━━━━━ PROVIDED ENTRIES
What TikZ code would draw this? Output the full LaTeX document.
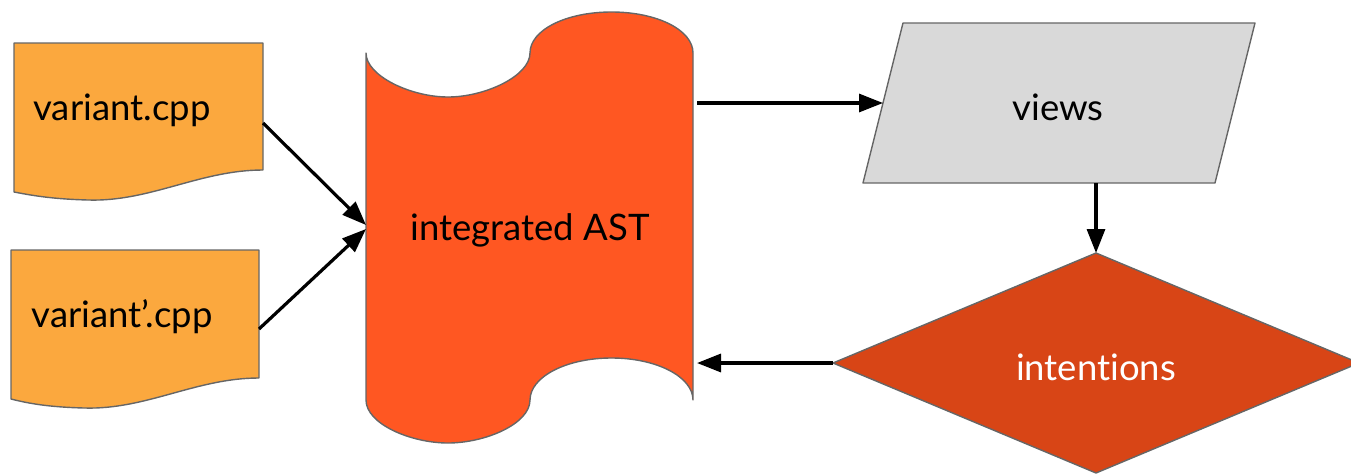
\documentclass[tikz,border=0pt]{standalone}
\usepackage{fontspec}
\setmainfont{Lato}[Ligatures={NoCommon}]
\usetikzlibrary{arrows.meta}
\definecolor{docfill}{HTML}{FBA83E}
\definecolor{astfill}{HTML}{FF5722}
\definecolor{viewfill}{HTML}{D9D9D9}
\definecolor{intfill}{HTML}{D84516}
\definecolor{edge}{HTML}{666666}
\tikzset{
  shapeline/.style={draw=edge, line width=1.4pt, line join=round},
  lbl/.style={inner sep=0pt, font=\fontsize{36.5}{40}\selectfont},
  conn/.style={line width=3.2pt, -{Triangle[length=24pt, width=18pt]}, shorten >=0pt},
}
\begin{document}
\begin{tikzpicture}[x=1pt, y=-1pt]
\useasboundingbox (0,0) rectangle (1351,474);
% document 1
\path[shapeline, fill=docfill] (14,43) -- (263,43) -- (263,170)
  .. controls (200,170) and (150,202) .. (88,200)
  .. controls (50,199) and (30,195) .. (14,192) -- cycle;
\node[lbl] (doc1) at (122,110) {variant.cpp};
\coordinate (doc1out) at (263,123);
% document 2
\path[shapeline, fill=docfill] (11,250) -- (259,250) -- (259,378)
  .. controls (196,378) and (146,410) .. (84,408)
  .. controls (46,407) and (27,403) .. (11,399) -- cycle;
\node[lbl] (doc2) at (122,317) {variant’.cpp};
\coordinate (doc2out) at (259,329);
% integrated AST (punched tape)
\path[shapeline, fill=astfill] (366,53) -- (366,400)
  .. controls (366,424) and (411,443) .. (448,443)
  .. controls (485,443) and (530,424) .. (530,400)
  .. controls (530,377) and (566,358) .. (611.5,358)
  .. controls (657,358) and (693,377) .. (693,400)
  -- (693,53)
  .. controls (693,30) and (657,12) .. (611.5,12)
  .. controls (566,12) and (530,30) .. (530,53)
  .. controls (530,76) and (485,97) .. (448,97)
  .. controls (411,97) and (366,76) .. (366,53) -- cycle;
\node[lbl] (ast) at (530,230) {integrated AST};
\coordinate (astin1) at (366,225);
\coordinate (astin2) at (366,229);
\coordinate (astout) at (697,103);
\coordinate (astback) at (697,363);
% views
\path[shapeline, fill=viewfill] (903,23) -- (1255,23) -- (1215,183) -- (863,183) -- cycle;
\node[lbl] (views) at (1058,107) {views};
\coordinate (viewsin) at (883,103);
\coordinate (viewsout) at (1096,183);
% intentions
\path[shapeline, fill=intfill] (1096,253) -- (1359,363) -- (1096,473) -- (833,363) -- cycle;
\node[lbl, text=white] (int) at (1096,367) {intentions};
\coordinate (intin) at (1096,253);
\coordinate (intout) at (833,363);
% connectors
\draw[conn] (doc1out) -- (astin1);
\draw[conn] (doc2out) -- (astin2);
\draw[conn] (astout) -- (viewsin);
\draw[conn] (viewsout) -- (intin);
\draw[conn] (intout) -- (astback);
\end{tikzpicture}
\end{document}
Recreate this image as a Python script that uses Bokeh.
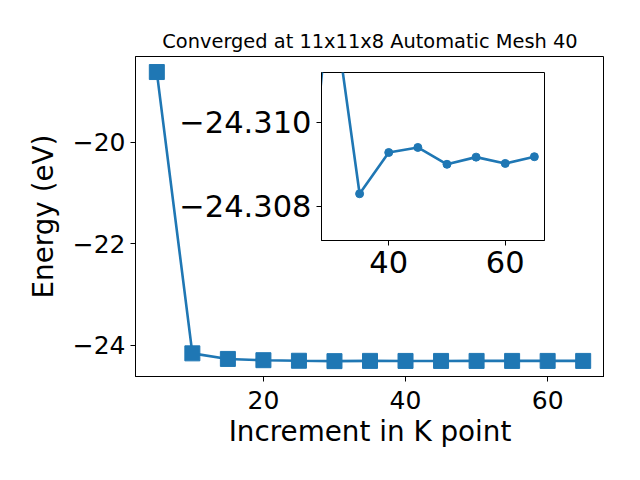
━━━━━━━━━━
WORK REQUIRED: Write out the entries above word for word. Do not include the pictures.

WORKED ANSWER:
What TikZ code would draw this? Output the full LaTeX document.
\documentclass[tikz,border=0pt]{standalone}
\usepackage{fontspec}
\setmainfont{Lato}[Ligatures={NoCommon}]
\usetikzlibrary{arrows.meta}
\definecolor{docfill}{HTML}{FBA83E}
\definecolor{astfill}{HTML}{FF5722}
\definecolor{viewfill}{HTML}{D9D9D9}
\definecolor{intfill}{HTML}{D84516}
\definecolor{edge}{HTML}{666666}
\tikzset{
  shapeline/.style={draw=edge, line width=1.4pt, line join=round},
  lbl/.style={inner sep=0pt, font=\fontsize{36.5}{40}\selectfont},
  conn/.style={line width=3.2pt, -{Triangle[length=24pt, width=18pt]}, shorten >=0pt},
}
\begin{document}
\begin{tikzpicture}[x=1pt, y=-1pt]
\useasboundingbox (0,0) rectangle (1351,474);
% document 1
\path[shapeline, fill=docfill] (14,43) -- (263,43) -- (263,170)
  .. controls (200,170) and (150,202) .. (88,200)
  .. controls (50,199) and (30,195) .. (14,192) -- cycle;
\node[lbl] (doc1) at (122,110) {variant.cpp};
\coordinate (doc1out) at (263,123);
% document 2
\path[shapeline, fill=docfill] (11,250) -- (259,250) -- (259,378)
  .. controls (196,378) and (146,410) .. (84,408)
  .. controls (46,407) and (27,403) .. (11,399) -- cycle;
\node[lbl] (doc2) at (122,317) {variant’.cpp};
\coordinate (doc2out) at (259,329);
% integrated AST (punched tape)
\path[shapeline, fill=astfill] (366,53) -- (366,400)
  .. controls (366,424) and (411,443) .. (448,443)
  .. controls (485,443) and (530,424) .. (530,400)
  .. controls (530,377) and (566,358) .. (611.5,358)
  .. controls (657,358) and (693,377) .. (693,400)
  -- (693,53)
  .. controls (693,30) and (657,12) .. (611.5,12)
  .. controls (566,12) and (530,30) .. (530,53)
  .. controls (530,76) and (485,97) .. (448,97)
  .. controls (411,97) and (366,76) .. (366,53) -- cycle;
\node[lbl] (ast) at (530,230) {integrated AST};
\coordinate (astin1) at (366,225);
\coordinate (astin2) at (366,229);
\coordinate (astout) at (697,103);
\coordinate (astback) at (697,363);
% views
\path[shapeline, fill=viewfill] (903,23) -- (1255,23) -- (1215,183) -- (863,183) -- cycle;
\node[lbl] (views) at (1058,107) {views};
\coordinate (viewsin) at (883,103);
\coordinate (viewsout) at (1096,183);
% intentions
\path[shapeline, fill=intfill] (1096,253) -- (1359,363) -- (1096,473) -- (833,363) -- cycle;
\node[lbl, text=white] (int) at (1096,367) {intentions};
\coordinate (intin) at (1096,253);
\coordinate (intout) at (833,363);
% connectors
\draw[conn] (doc1out) -- (astin1);
\draw[conn] (doc2out) -- (astin2);
\draw[conn] (astout) -- (viewsin);
\draw[conn] (viewsout) -- (intin);
\draw[conn] (intout) -- (astback);
\end{tikzpicture}
\end{document}
Recreate this image as a Python script that uses Bokeh.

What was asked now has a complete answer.